The lieutenant whispered suddenly, “Was his name—”
“Lenin.” The commander nodded bleakly. “He is dead long ago, but those ideas are still alive. They are sweeping the planet like a conflagration.”
“My friends; in the cave were trying to put out that blaze with their hydrogen bomb,” the lieutenant said bitterly. “They could have succeeded, if you let me alone long enough to give them that: one hint.”
“I don’t think so.” The gaunt black man shrugged heavily. “I tried for many years to undo what I had done, and only made things worse.”
The lieutenant looked at him searchingly.
“So that was your business at the Kremlin?”
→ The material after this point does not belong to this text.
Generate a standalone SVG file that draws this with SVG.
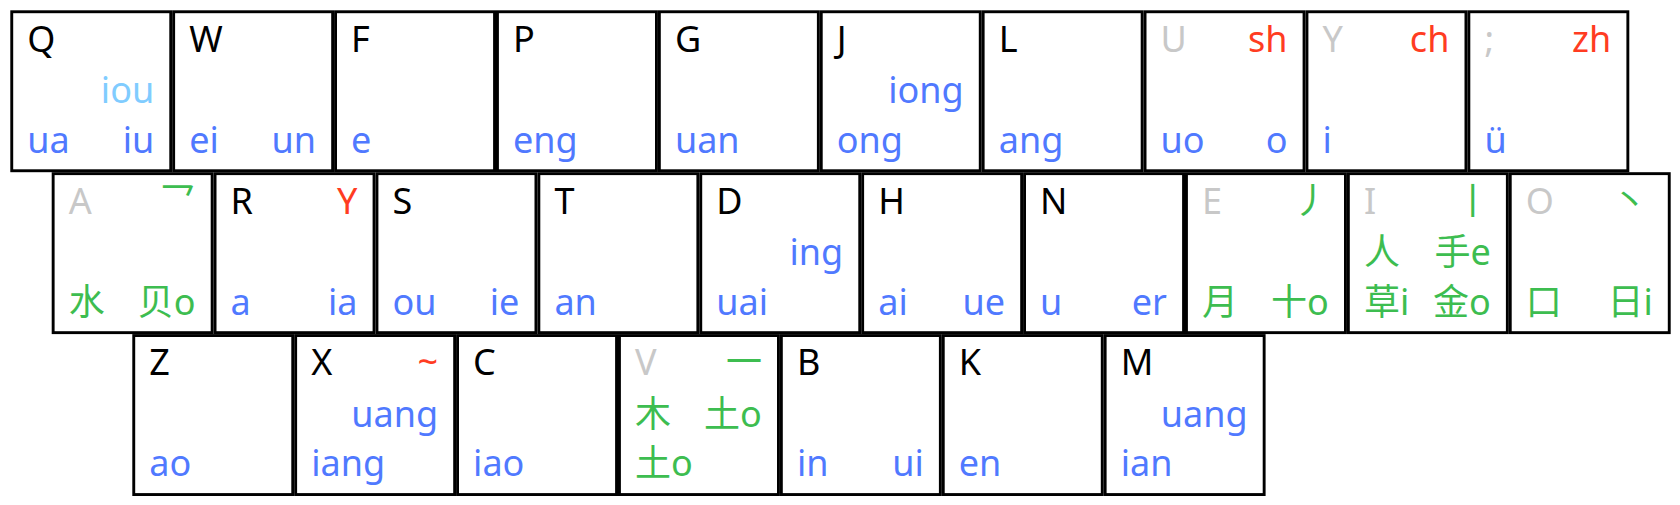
<svg xmlns="http://www.w3.org/2000/svg" width="1680" height="505" viewBox="0 0 1680 505">
<style>
rect.k{fill:#fff;stroke:#000;stroke-width:2.9}
text{font-family:"Noto Sans","Noto Sans CJK SC",sans-serif;font-size:36px}
.e{text-anchor:end}
.bk{fill:#000}
.gy{fill:#c8c8c8}
.rd{fill:#ff3c22}
.bl{fill:#5079ff}
.lb{fill:#80ccff}
.gr{fill:#3dbd50}
</style>
<defs>
<rect id="box" class="k" x="1.45" y="1.45" width="159" height="159"/>
</defs>
<rect width="1680" height="505" fill="#fff"/>
<g id="keys">
<g id="key-Q" transform="translate(10.3,10.3)"><use href="#box"/><text class="bk" x="17" y="41.4">Q</text><text class="lb e" x="143.9" y="92.8">iou</text><text class="bl" x="17" y="142.4">ua</text><text class="bl e" x="143.9" y="142.4">iu</text></g>
<g id="key-W" transform="translate(172.2,10.3)"><use href="#box"/><text class="bk" x="17" y="41.4">W</text><text class="bl" x="17" y="142.4">ei</text><text class="bl e" x="143.9" y="142.4">un</text></g>
<g id="key-F" transform="translate(334.1,10.3)"><use href="#box"/><text class="bk" x="17" y="41.4">F</text><text class="bl" x="17" y="142.4">e</text></g>
<g id="key-P" transform="translate(496,10.3)"><use href="#box"/><text class="bk" x="17" y="41.4">P</text><text class="bl" x="17" y="142.4">eng</text></g>
<g id="key-G" transform="translate(657.9,10.3)"><use href="#box"/><text class="bk" x="17" y="41.4">G</text><text class="bl" x="17" y="142.4">uan</text></g>
<g id="key-J" transform="translate(819.8,10.3)"><use href="#box"/><text class="bk" x="17" y="41.4">J</text><text class="bl e" x="143.9" y="92.8">iong</text><text class="bl" x="17" y="142.4">ong</text></g>
<g id="key-L" transform="translate(981.7,10.3)"><use href="#box"/><text class="bk" x="17" y="41.4">L</text><text class="bl" x="17" y="142.4">ang</text></g>
<g id="key-U" transform="translate(1143.6,10.3)"><use href="#box"/><text class="gy" x="17" y="41.4">U</text><text class="rd e" x="143.9" y="41.4">sh</text><text class="bl" x="17" y="142.4">uo</text><text class="bl e" x="143.9" y="142.4">o</text></g>
<g id="key-Y" transform="translate(1305.5,10.3)"><use href="#box"/><text class="gy" x="17" y="41.4">Y</text><text class="rd e" x="143.9" y="41.4">ch</text><text class="bl" x="17" y="142.4">i</text></g>
<g id="key-semicolon" transform="translate(1467.4,10.3)"><use href="#box"/><text class="gy" x="17" y="41.4">;</text><text class="rd e" x="143.9" y="41.4">zh</text><text class="bl" x="17" y="142.4">ü</text></g>

<g id="key-A" transform="translate(51.7,172.2)"><use href="#box"/><text class="gy" x="17" y="41.4">A</text><text class="gr e" x="143.9" y="41.4">乛</text><text class="gr" x="17" y="142.4">水</text><text class="gr e" x="143.9" y="142.4">贝o</text></g>
<g id="key-R" transform="translate(213.6,172.2)"><use href="#box"/><text class="bk" x="17" y="41.4">R</text><text class="rd e" x="143.9" y="41.4">Y</text><text class="bl" x="17" y="142.4">a</text><text class="bl e" x="143.9" y="142.4">ia</text></g>
<g id="key-S" transform="translate(375.5,172.2)"><use href="#box"/><text class="bk" x="17" y="41.4">S</text><text class="bl" x="17" y="142.4">ou</text><text class="bl e" x="143.9" y="142.4">ie</text></g>
<g id="key-T" transform="translate(537.4,172.2)"><use href="#box"/><text class="bk" x="17" y="41.4">T</text><text class="bl" x="17" y="142.4">an</text></g>
<g id="key-D" transform="translate(699.3,172.2)"><use href="#box"/><text class="bk" x="17" y="41.4">D</text><text class="bl e" x="143.9" y="92.8">ing</text><text class="bl" x="17" y="142.4">uai</text></g>
<g id="key-H" transform="translate(861.2,172.2)"><use href="#box"/><text class="bk" x="17" y="41.4">H</text><text class="bl" x="17" y="142.4">ai</text><text class="bl e" x="143.9" y="142.4">ue</text></g>
<g id="key-N" transform="translate(1023.1,172.2)"><use href="#box"/><text class="bk" x="17" y="41.4">N</text><text class="bl" x="17" y="142.4">u</text><text class="bl e" x="143.9" y="142.4">er</text></g>
<g id="key-E" transform="translate(1185,172.2)"><use href="#box"/><text class="gy" x="17" y="41.4">E</text><text class="gr e" x="143.9" y="41.4">丿</text><text class="gr" x="17" y="142.4">月</text><text class="gr e" x="143.9" y="142.4">十o</text></g>
<g id="key-I" transform="translate(1346.9,172.2)"><use href="#box"/><text class="gy" x="17" y="41.4">I</text><text class="gr e" x="143.9" y="41.4">丨</text><text class="gr" x="17" y="92.8">人</text><text class="gr e" x="143.9" y="92.8">手e</text><text class="gr" x="17" y="142.4">草i</text><text class="gr e" x="143.9" y="142.4">金o</text></g>
<g id="key-O" transform="translate(1508.8,172.2)"><use href="#box"/><text class="gy" x="17" y="41.4">O</text><text class="gr e" x="139" y="41.4">丶</text><text class="gr" x="17" y="142.4">口</text><text class="gr e" x="143.9" y="142.4">日i</text></g>

<g id="key-Z" transform="translate(132.3,334.1)"><use href="#box"/><text class="bk" x="17" y="41.4">Z</text><text class="bl" x="17" y="142.4">ao</text></g>
<g id="key-X" transform="translate(294.2,334.1)"><use href="#box"/><text class="bk" x="17" y="41.4">X</text><text class="rd e" x="143.9" y="41.4">~</text><text class="bl e" x="143.9" y="92.8">uang</text><text class="bl" x="17" y="142.4">iang</text></g>
<g id="key-C" transform="translate(456.1,334.1)"><use href="#box"/><text class="bk" x="17" y="41.4">C</text><text class="bl" x="17" y="142.4">iao</text></g>
<g id="key-V" transform="translate(618,334.1)"><use href="#box"/><text class="gy" x="17" y="41.4">V</text><text class="gr e" x="143.9" y="41.4">一</text><text class="gr" x="17" y="92.8">木</text><text class="gr e" x="143.9" y="92.8">土o</text><text class="gr" x="17" y="142.4">土o</text></g>
<g id="key-B" transform="translate(779.9,334.1)"><use href="#box"/><text class="bk" x="17" y="41.4">B</text><text class="bl" x="17" y="142.4">in</text><text class="bl e" x="143.9" y="142.4">ui</text></g>
<g id="key-K" transform="translate(941.8,334.1)"><use href="#box"/><text class="bk" x="17" y="41.4">K</text><text class="bl" x="17" y="142.4">en</text></g>
<g id="key-M" transform="translate(1103.7,334.1)"><use href="#box"/><text class="bk" x="17" y="41.4">M</text><text class="bl e" x="143.9" y="92.8">uang</text><text class="bl" x="17" y="142.4">ian</text></g>
</g>
</svg>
“I arranged to go back, by planting that cache of viruses on Pluto.” The commander nodded unhappily. “I borrowed the identities of men in the Kremlin to advocate moderation within the tribe and reconciliation with the peoples still free. But Stalin, the cynical chief who followed Lenin, merely used, those peaceful policies to screen his ruthless schemes for enslaving the whole planet.”
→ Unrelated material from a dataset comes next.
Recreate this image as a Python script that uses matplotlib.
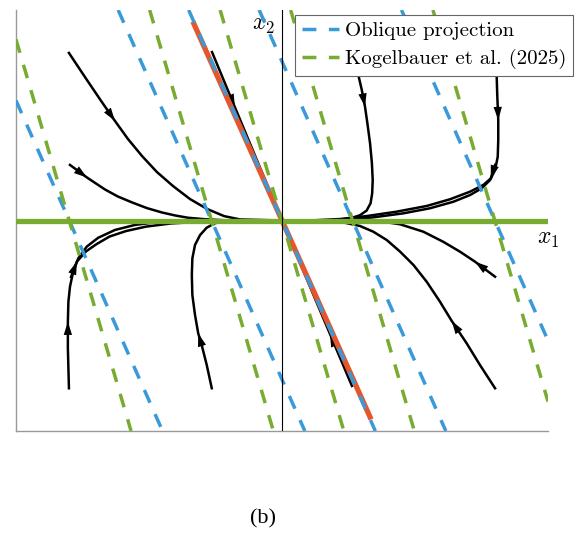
import matplotlib
matplotlib.use("Agg")
import matplotlib.pyplot as plt
from matplotlib.lines import Line2D

plt.rcParams['mathtext.fontset'] = 'cm'

# colours
c_blue = '#3A9AD9'
c_green = '#77AC30'
c_red = '#E4572E'

# fibres: base points on the slow manifold x2 = 0 and their slopes
fibre_base = [-0.8, -0.265, 0.0, 0.265, 0.8]
slope_oblique = -2.85
slope_kogel = -4.3

# fast eigendirection through the origin
fast_x = [-0.335, 0.335]
fast_y = [0.945, -0.945]

# sample trajectories (third entry in each tuple = index of arrow tip)
t1_x = [-0.801, -0.741, -0.680, -0.628, -0.579, -0.526, -0.470, -0.410, -0.346, -0.282, -0.218, -0.158, 0.0]
t1_y = [0.796, 0.682, 0.568, 0.473, 0.387, 0.306, 0.230, 0.164, 0.102, 0.055, 0.021, 0.005, 0.0]

t2_x = [-0.797, -0.733, -0.665, -0.617, -0.564, -0.508, -0.451, -0.402, -0.353, -0.289, -0.214, 0.0]
t2_y = [0.264, 0.204, 0.147, 0.114, 0.086, 0.059, 0.038, 0.024, 0.013, 0.006, 0.001, 0.0]

t3_x = [-0.801, -0.803, -0.805, -0.805, -0.803, -0.797, -0.785, -0.766, -0.734, -0.691, -0.628,
        -0.553, -0.477, -0.377, -0.277, 0.0]
t3_y = [-0.797, -0.702, -0.607, -0.481, -0.386, -0.314, -0.243, -0.180, -0.124, -0.082, -0.045,
        -0.021, -0.009, -0.002, 0.0, 0.0]

t4_x = [-0.793, -0.771, -0.737, -0.697, -0.648, -0.586, -0.511, -0.417, -0.308, -0.195, 0.0]
t4_y = [-0.268, -0.195, -0.147, -0.112, -0.076, -0.050, -0.029, -0.014, -0.006, -0.001, 0.0]

t5_x = [0.287, 0.300, 0.312, 0.321, 0.331, 0.338, 0.341, 0.339, 0.333, 0.318, 0.293, 0.256, 0.206, 0.105, 0.0]
t5_y = [0.691, 0.620, 0.541, 0.462, 0.367, 0.272, 0.192, 0.129, 0.082, 0.047, 0.025, 0.010, 0.002, 0.0, 0.0]

t6_x = [0.807, 0.809, 0.813, 0.813, 0.811, 0.801, 0.782, 0.751, 0.707, 0.644, 0.556, 0.456, 0.343, 0.230, 0.105, 0.0]
t6_y = [0.691, 0.604, 0.477, 0.382, 0.303, 0.240, 0.192, 0.153, 0.121, 0.089, 0.058, 0.034, 0.015, 0.002, 0.0, 0.0]

t7_x = [0.801, 0.785, 0.757, 0.707, 0.632, 0.544, 0.431, 0.318, 0.218, 0.105, 0.0]
t7_y = [0.264, 0.200, 0.169, 0.137, 0.101, 0.069, 0.042, 0.021, 0.007, 0.0, 0.0]

t8_x = [0.801, 0.744, 0.694, 0.638, 0.594, 0.544, 0.494, 0.444, 0.394, 0.343, 0.293, 0.230, 0.168, 0.0]
t8_y = [-0.797, -0.686, -0.583, -0.477, -0.386, -0.291, -0.211, -0.148, -0.093, -0.053, -0.026, -0.009, -0.001, 0.0]

t9_x = [0.801, 0.726, 0.669, 0.606, 0.531, 0.444, 0.356, 0.268, 0.0]
t9_y = [-0.267, -0.196, -0.148, -0.101, -0.053, -0.018, -0.001, 0.0, 0.0]

t10_x = [-0.264, -0.283, -0.302, -0.315, -0.327, -0.337, -0.339, -0.337, -0.327, -0.308, -0.283,
         -0.252, -0.214, -0.177, 0.0]
t10_y = [-0.797, -0.686, -0.591, -0.536, -0.449, -0.354, -0.259, -0.180, -0.116, -0.069, -0.034,
         -0.013, -0.002, 0.0, 0.0]

t11_x = [-0.263, -0.177, 0.0]
t11_y = [0.800, 0.538, 0.0]

t12_x = [0.263, 0.180, 0.0]
t12_y = [-0.786, -0.538, 0.0]

trajectories = [(t1_x, t1_y, 3), (t2_x, t2_y, 1), (t3_x, t3_y, 3), (t4_x, t4_y, 1),
                (t5_x, t5_y, 2), (t6_x, t6_y, 2), (t7_x, t7_y, 1), (t8_x, t8_y, 3),
                (t9_x, t9_y, 1), (t10_x, t10_y, 3), (t11_x, t11_y, 1), (t12_x, t12_y, 1)]

fig = plt.figure(figsize=(5.83, 5.33), dpi=100)
ax = fig.add_axes([16/583, 1 - 431/533, 532/583, 421/533])
ax.set_xlim(-1, 1)
ax.set_ylim(-1, 1)

for xs, ys, k in trajectories:
    ax.plot(xs, ys, color='k', lw=1.8, zorder=2, solid_joinstyle='round')
    ax.annotate('', xy=(xs[k], ys[k]), xytext=(xs[k-1], ys[k-1]),
                arrowprops=dict(arrowstyle='-|>,head_length=0.95,head_width=0.3',
                                color='k', lw=0, shrinkA=0, shrinkB=0, mutation_scale=10),
                zorder=2.1)

ax.plot(fast_x, fast_y, color=c_red, lw=3.8, zorder=3, solid_capstyle='butt')

dash = (0, (4, 3.6))
for b in fibre_base:
    ax.axline((b, 0), slope=slope_oblique, color=c_blue, lw=2.5, linestyle=dash, zorder=4)
    ax.axline((b, 0), slope=slope_kogel, color=c_green, lw=2.5, linestyle=dash, zorder=4.5)

ax.axhline(0, color=c_green, lw=3.8, zorder=5)
ax.axvline(0, color='k', lw=0.8, zorder=5.5)

for side in ['top', 'right']:
    ax.spines[side].set_visible(False)
for side in ['left', 'bottom']:
    ax.spines[side].set_color('#999999')
    ax.spines[side].set_linewidth(1.0)
ax.set_xticks([])
ax.set_yticks([])

ax.text(1.0, -0.083, '$x_1$', fontsize=17, ha='center', va='center', clip_on=False)
ax.text(-0.068, 0.933, '$x_2$', fontsize=17, ha='center', va='center', clip_on=False)

handles = [Line2D([], [], color=c_blue, lw=2.5, linestyle=dash),
           Line2D([], [], color=c_green, lw=2.5, linestyle=dash)]
leg = fig.legend(handles, ['Oblique projection', 'Kogelbauer et al. (2025)'],
                 loc='upper right', bbox_to_anchor=(573/583, 1 - 15/533),
                 bbox_transform=fig.transFigure, borderaxespad=0,
                 prop=dict(family='cmr10', size=15), handlelength=1.8,
                 handletextpad=0.3, borderpad=0.3, labelspacing=0.45,
                 fancybox=False, framealpha=1, edgecolor='#666666')
leg.get_frame().set_linewidth(0.8)

fig.text(263/583, 1 - 519/533, '(b)', family='Liberation Serif', fontsize=16,
         ha='center', va='center')

fig.savefig('out.png', dpi=100)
The haggard man sank wearily back in his chair.
“The lesson was hard,” he whispered, “but I learned it at last. Freedom cannot be bestowed; it must be earned. Even the best-meant efforts to grant it as a gift are commonly blighting.”
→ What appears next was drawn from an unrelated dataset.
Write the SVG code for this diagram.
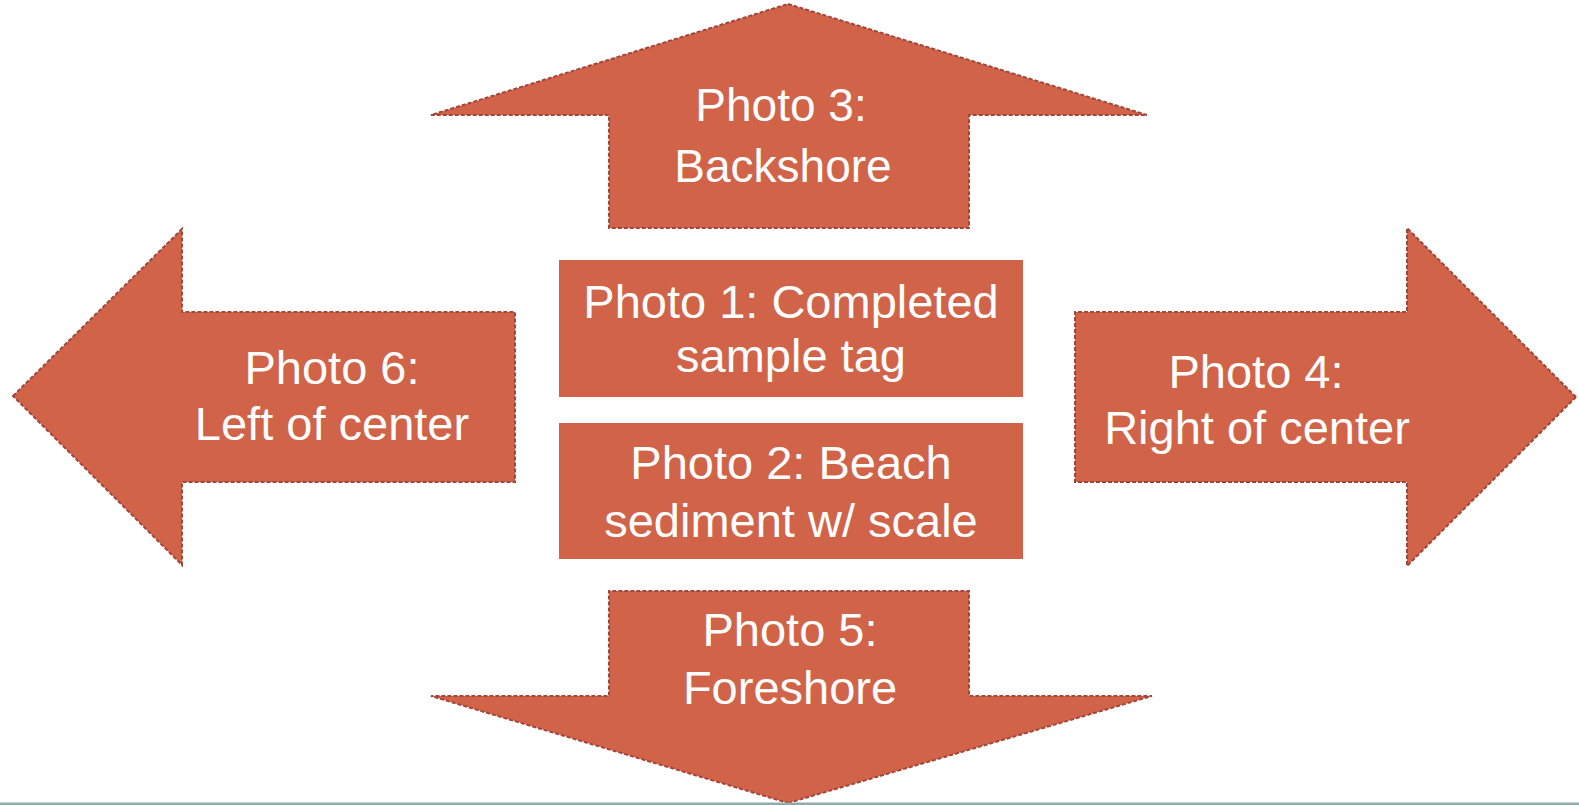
<svg xmlns="http://www.w3.org/2000/svg" width="1579" height="805" viewBox="0 0 1579 805">
<style>
.arrow{fill:#D16349;stroke:#A3463A;stroke-width:2;stroke-dasharray:4 2;stroke-linejoin:miter}
.box{fill:#D16349}
text{font-family:"Liberation Sans",Arial,sans-serif;font-size:47px;fill:#FFFFFF;text-anchor:middle}
</style>
<rect x="0" y="0" width="1579" height="805" fill="#FFFFFF"/>
<g id="photo3">
<path class="arrow" d="M788,4 L1147,115 L969,115 L969,228 L609,228 L609,115 L431,115 Z"/>
<text x="781" y="121" style="font-size:46px">Photo 3:</text>
<text x="783" y="182" style="font-size:46px">Backshore</text>
</g>
<g id="photo6">
<path class="arrow" d="M13,396 L182,229 L182,312 L515,312 L515,482 L182,482 L182,565 Z"/>
<text x="332" y="384">Photo 6:</text>
<text x="332" y="440">Left of center</text>
</g>
<g id="photo4">
<path class="arrow" d="M1576,397 L1407,228 L1407,312 L1075,312 L1075,482 L1407,482 L1407,566 Z"/>
<text x="1256" y="388">Photo 4:</text>
<text x="1257" y="444">Right of center</text>
</g>
<g id="photo5">
<path class="arrow" d="M788,803 L1152,696 L969,696 L969,591 L609,591 L609,696 L431,696 Z"/>
<text x="790" y="646">Photo 5:</text>
<text x="790" y="704">Foreshore</text>
</g>
<g id="photo1">
<rect class="box" x="559" y="260" width="464" height="137"/>
<text x="791" y="318">Photo 1: Completed</text>
<text x="791" y="372">sample tag</text>
</g>
<g id="photo2">
<rect class="box" x="559" y="423" width="464" height="136"/>
<text x="791" y="479">Photo 2: Beach</text>
<text x="791" y="537">sediment w/ scale</text>
</g>
<g id="connectors"></g>
<rect x="0" y="802.5" width="1579" height="2.5" fill="#8DADAD"/>
</svg>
The lieutenant stood silent for a time, grappling with that idea.
“But suppose I had helped perfect that hydrogen bomb,” he protested at last. “Wouldn’t it have crushed Stalin?
“Only to set up some more monstrous enemy of freedom in his place,” the commander answered, “because your friends in the cave had already been contaminated with those ideas I gave Lenin. The absolute power of that weapon would have stricken then with absolute corruption. You can find a thousand examples of the process in interstellar history.”
“I’m not an historian.” The lieutenant caught himself staring at the gun on the desk, and looked up uncomfortably. “The plight of Sol III is already desperate,” he muttered. “I don’t see how anything could make it worse.”
“The outlook isn’t that black.” The tired man smiled faintly. “Not if the Covenants are faithfully enforced. In spite of all the harm I did that night, these people still have a reasonable chance to create a free civilization.”
“I don’t see how.”
“I think I do.” The commander nodded soberly. “I’ve been reading a good bit of history, since I began to see the wisdom of the Covenants, and I’m willing to risk a forecast for the future of Sol III.”
The lieutenant waited hopefully. “The free tribes of America have not yet been seriously corrupted by what I told Lenin that night,” the commander said. “They are equipped to detect this last explosion, and it should make them look to their own defenses. If they are stimulated to perfect a hydrogen bomb, it will be something of their own, which they can use without self-destruction.” The lieutenant stood watching the gun.
“I understand,” he whispered at last. He picked up the gun and returned it to the commander. “And I . . . I’m guilty, sir.”
“And you will make the same atonement I have made,” the stern man told him. “You will renounce civilization and your own career. You will stay on here to watch against the sort of men we used to be and to see that the Covenants are enforced.”